Mike sidestepped to go around me.

“Hang on,” I said.

His face was sickly in the yellowish light.

I said, “It was an accident. People know that.”

“Yeah, right.”

We stared at each other. The fundamental and unchangeable connection between us was enmity. I thought, Mike wouldn’t take my hand if he were drowning. He wouldn’t offer me his. If I were drowning alongside his cat, he’d save the cat and then think twice about me. It came back — as it always does with Mike and me — to the gondola station, loading mountain bikes. He was fifteen and I was fourteen, and he always bossed me around and I always took it. I could feel the heat of that summer day when Eric dropped by, when the gondola stalled. Smell the hot oil odor of the machinery Mike was fruitlessly trying to fix. Hear myself telling Mike to stop before he broke something. I could see myself sashaying over to Eric like a cat with her tail in the air, telling Mike, you better let Eric fix it. And Mike leapt, face grimed with oil and red with heat, and he got me by the hair and put a screwdriver to my neck, screaming shut up, shut up, shut up until Eric took him down. In the aftermath, it became Eric’s and my problem.
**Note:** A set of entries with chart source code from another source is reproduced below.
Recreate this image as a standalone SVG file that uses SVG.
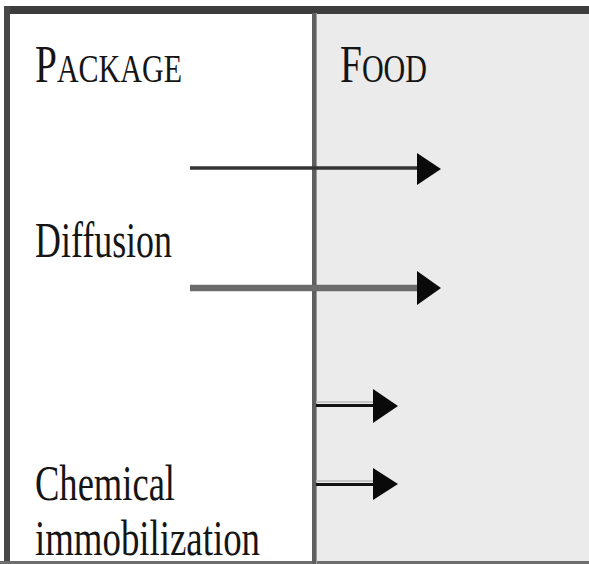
<svg xmlns="http://www.w3.org/2000/svg" width="589" height="564" viewBox="0 0 589 564">
<style>
.t{font-family:"Liberation Serif","Times New Roman",serif;fill:#151515}
.b{font-size:36.5px}
.hd{font-size:38px}
.sc{font-size:29px}
.arrowhead{fill:#0a0a0a}
</style>
<rect x="0" y="0" width="589" height="564" fill="#ffffff"/>
<g id="food-region">
<rect x="315" y="13" width="274" height="549" fill="#ebebeb"/>
</g>
<g id="frame">
<rect x="4" y="6" width="585" height="8" fill="#3d3d3d"/>
<rect x="4" y="6" width="6" height="558" fill="#474747"/>
<rect x="0" y="561" width="589" height="3" fill="#6e6e6e"/>
<rect x="312" y="13" width="4" height="551" fill="#5f5f5f"/>
<rect x="316" y="13" width="1" height="551" fill="#9a9a9a"/>
</g>
<g id="package-label">
<text class="t hd" transform="translate(35,82) scale(1,1.4)" textLength="147" lengthAdjust="spacingAndGlyphs">P<tspan class="sc">ACKAGE</tspan></text>
</g>
<g id="food-label">
<text class="t hd" transform="translate(340,82) scale(1,1.4)" textLength="87" lengthAdjust="spacingAndGlyphs">F<tspan class="sc">OOD</tspan></text>
</g>
<g id="diffusion">
<text class="t b" transform="translate(35,257) scale(1,1.4)" textLength="137" lengthAdjust="spacingAndGlyphs">Diffusion</text>
</g>
<g id="chemical-immobilization">
<text class="t b" transform="translate(35,500) scale(1,1.4)" textLength="140" lengthAdjust="spacingAndGlyphs">Chemical</text>
<text class="t b" transform="translate(35,555) scale(1,1.36)" textLength="225" lengthAdjust="spacingAndGlyphs">immobilization</text>
</g>
<g id="connectors">
<line x1="190" y1="168" x2="419" y2="168" stroke="#343434" stroke-width="3.5"/>
<polygon class="arrowhead" points="417,153 441,169 417,185"/>
<line x1="190" y1="288" x2="419" y2="288" stroke="#6b6b6b" stroke-width="6.5"/>
<polygon class="arrowhead" points="417,271 441,288 417,305"/>
<line x1="316" y1="402" x2="375" y2="402" stroke="#c4c4c4" stroke-width="2"/>
<line x1="316" y1="405.5" x2="375" y2="405.5" stroke="#111" stroke-width="3"/>
<polygon class="arrowhead" points="373,389 398,406 373,423"/>
<line x1="316" y1="481" x2="375" y2="481" stroke="#c4c4c4" stroke-width="2"/>
<line x1="316" y1="484.5" x2="375" y2="484.5" stroke="#111" stroke-width="3"/>
<polygon class="arrowhead" points="373,468 398,484 373,500"/>
</g>
</svg>
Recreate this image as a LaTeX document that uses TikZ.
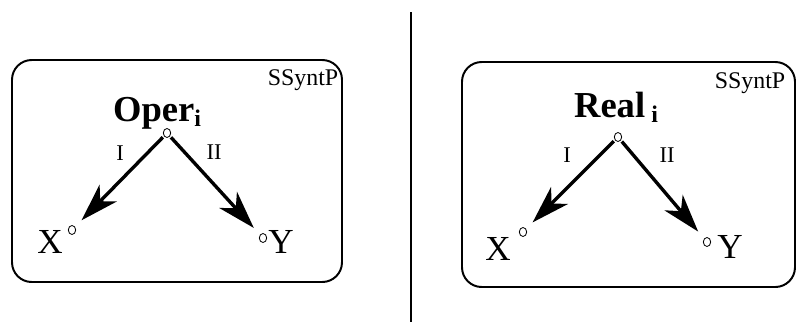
\documentclass[tikz,border=0pt]{standalone}
\usepackage{fontspec}
\setmainfont{Liberation Serif}
\usetikzlibrary{arrows.meta, shapes.geometric}

\newcommand{\lexsub}[1]{\raisebox{-0.35ex}{\fontsize{17}{17}\selectfont\bfseries #1}}

\tikzset{
	frame/.style={line width=1.4pt, rounded corners=14pt},
	knot/.style={ellipse, draw, line width=0.6pt, inner sep=0pt, minimum width=5.2pt, minimum height=6.4pt},
	rel/.style={-{Stealth[length=27pt, width=17pt, inset=8pt]}, line width=2.4pt, shorten <=1pt, shorten >=6.5pt},
	lex/.style={font=\fontsize{26}{30}\selectfont\bfseries, inner sep=0pt},
	word/.style={font=\fontsize{25}{28}\selectfont, inner sep=0pt},
	tag/.style={font=\fontsize{17}{19}\selectfont, inner sep=0pt},
	synt/.style={font=\fontsize{16}{18}\selectfont, inner sep=0pt}
}

\begin{document}
\begin{tikzpicture}[x=0.025cm, y=-0.025cm]
	\useasboundingbox (0,0) rectangle (796,324);

	% --- left panel: Oper_i ---
	\draw[frame] (12,60) rectangle (342,282);
	\node[tag, anchor=base] (lstruct) at (303,85) {SSyntP};
	\node[lex, anchor=base] (oper) at (157,121) {Oper\lexsub{i}};
	\node[knot] (lroot) at (167,133) {};
	\node[knot] (lx) at (72,230) {};
	\node[knot] (ly) at (263,238) {};
	\node[word, anchor=base] (lxword) at (50,253) {X};
	\node[word, anchor=base] (lyword) at (281,253) {Y};
	\node[synt, anchor=base] (lone) at (120,160) {I};
	\node[synt, anchor=base] (ltwo) at (214,159) {II};

	\draw[rel] (lroot) -- (lx);
	\draw[rel] (lroot) -- (ly);

	% --- divider ---
	\coordinate (top) at (411,12);
	\coordinate (bottom) at (411,322);
	\draw[line width=1.4pt] (top) -- (bottom);

	% --- right panel: Real_i ---
	\begin{scope}[xshift=450*0.025cm]
		\draw[frame] (12,62) rectangle (345,287);
		\node[tag, anchor=base] (rstruct) at (300,88) {SSyntP};
		\node[lex, anchor=base] (real) at (166,117) {Real\,\lexsub{i}};
		\node[knot] (rroot) at (168,137) {};
		\node[knot] (rx) at (73,232) {};
		\node[knot] (ry) at (257,242) {};
		\node[word, anchor=base] (rxword) at (48,260) {X};
		\node[word, anchor=base] (ryword) at (280,258) {Y};
		\node[synt, anchor=base] (rone) at (117,162) {I};
		\node[synt, anchor=base] (rtwo) at (217,162) {II};

		\draw[rel] (rroot) -- (rx);
		\draw[rel] (rroot) -- (ry);
	\end{scope}
\end{tikzpicture}
\end{document}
I regarded Mike, now, and the man on the stairs called up the same image the kid had called up: that of a guy with a need to make the world like him better than it did. With a temper to reciprocate.

I said, “Everybody saw it was an accident.” Everybody didn’t see it that way, really. Plenty of people blamed Mike, although officially it was indeed declared an accident and no charges were being filed. Plenty of people, actually, blamed Krom for letting things get out of hand. A few people were even muttering about asking the Council to replace Krom. A few people were saying a surprise drill was just what we needed to keep us on our toes. Nobody seemed to notice that Krom had turned Lake Mary into a battleground, and that Lindsay had come out the loser.